Silicon Valley is the modern-day metaphor for the California gold rush of 150 years ago: most come up empty-handed, some strike it rich. The transistor wasn't invented here, but Silicon Valley knew what to do with it when William Shockley and two Bell Laboratories colleagues, John Bardeen and Walter Brattain, came up with what turned out to be one of the great discoveries of the century. Newspapers didn't see the importance of the development then, and were more concerned about changes in radio programming. But Robert Noyce and Gordon Moore, two of Shockley's first employees at Shockley Semiconductor, knew exactly what the transistor meant for the future of electronics -- miniaturization.

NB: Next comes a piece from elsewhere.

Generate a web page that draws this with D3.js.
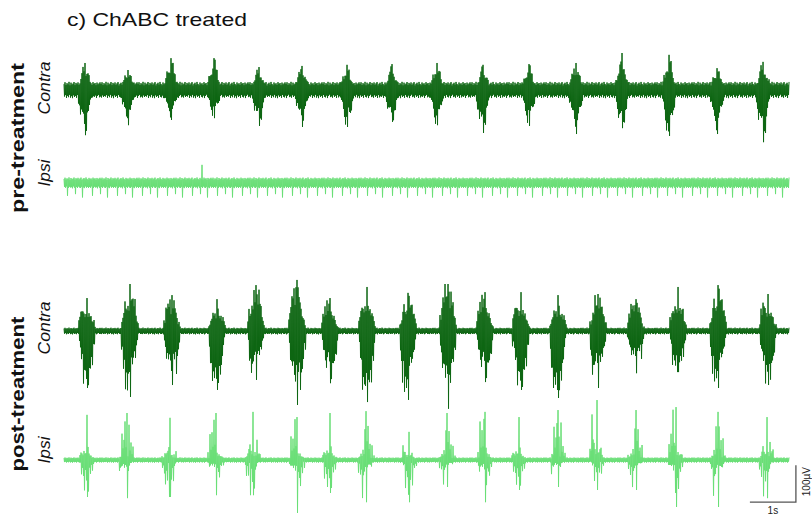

Noyce and Moore left Shockley to set up Fairchild Semiconductor and later Intel, creating one of the most enduring brands of the computer age.

Another of the great stories to emerge from Silicon Valley was Apple. Steve Wozniak, co-founder of Apple, epitomized the modern computer geek. Other kids traded baseball caps, Woz traded computer manuals and developed amazing electronic gizmos. Steve Jobs was the marketing whiz behind Apple. The company reached an emotional high point in 1984 with the launch of the Macintosh -- replete with
such familiar offerings as pull-down menus, icons and a hand-held mouse.

IBM was slow in entering the personal computer market, but within two years -- by 1983 -- it was the market leader, largely because it opted for open architecture that anyone could, and did, clone, and a freely available disk operating system, owned by Microsoft. Apple's fortunes had started to wane.

Among the great failures of the computer industry, none can compare with the decision by IBM not to demand an exclusive license from Microsoft -- a mistake reckoned to have cost it a princely $100 billion. Another is the non-arrival of Gary Kildall, who in 1975 developed the first workable disk operating system to control a microprocessor's basic functions. When IBM went to Pacific Grove, Calif., to offer Kildall an exclusive license, he failed to show for the meeting. Microsoft co-founder Paul Allen bought what Kildall later reckoned was a remarkably similar disk operating system from Seattle Computer in 1980 for $75,000 -- surely the bargain of the century -- and touted it to IBM. Kildall made millions from his CP/M disk operating system, but he made nothing like the billions Gates did from Microsoft.

Larry Ellison, co-founder of Oracle, is another of the accidental billionaires of Silicon Valley. Suave, urbane and, until success struck, battling to pay his bills, Ellison made his fortune developing database solutions for customers such as the CIA.

The Silicon Boys describes the rise of Netscape and the Internet, and the role played in Silicon Valley by venture capitalists such as John Doerr and Arthur Rock. The Internet story is now well documented, but Kaplan's storytelling ability makes this a fun read. The book includes discussion of the Microsoft antitrust trial and looks at some of the allegations against Gates -- worth a staggering $100 billion in early 1999 -- and his empire. This is a must-read for anyone with a passing interest in the new digital world taking shape around us.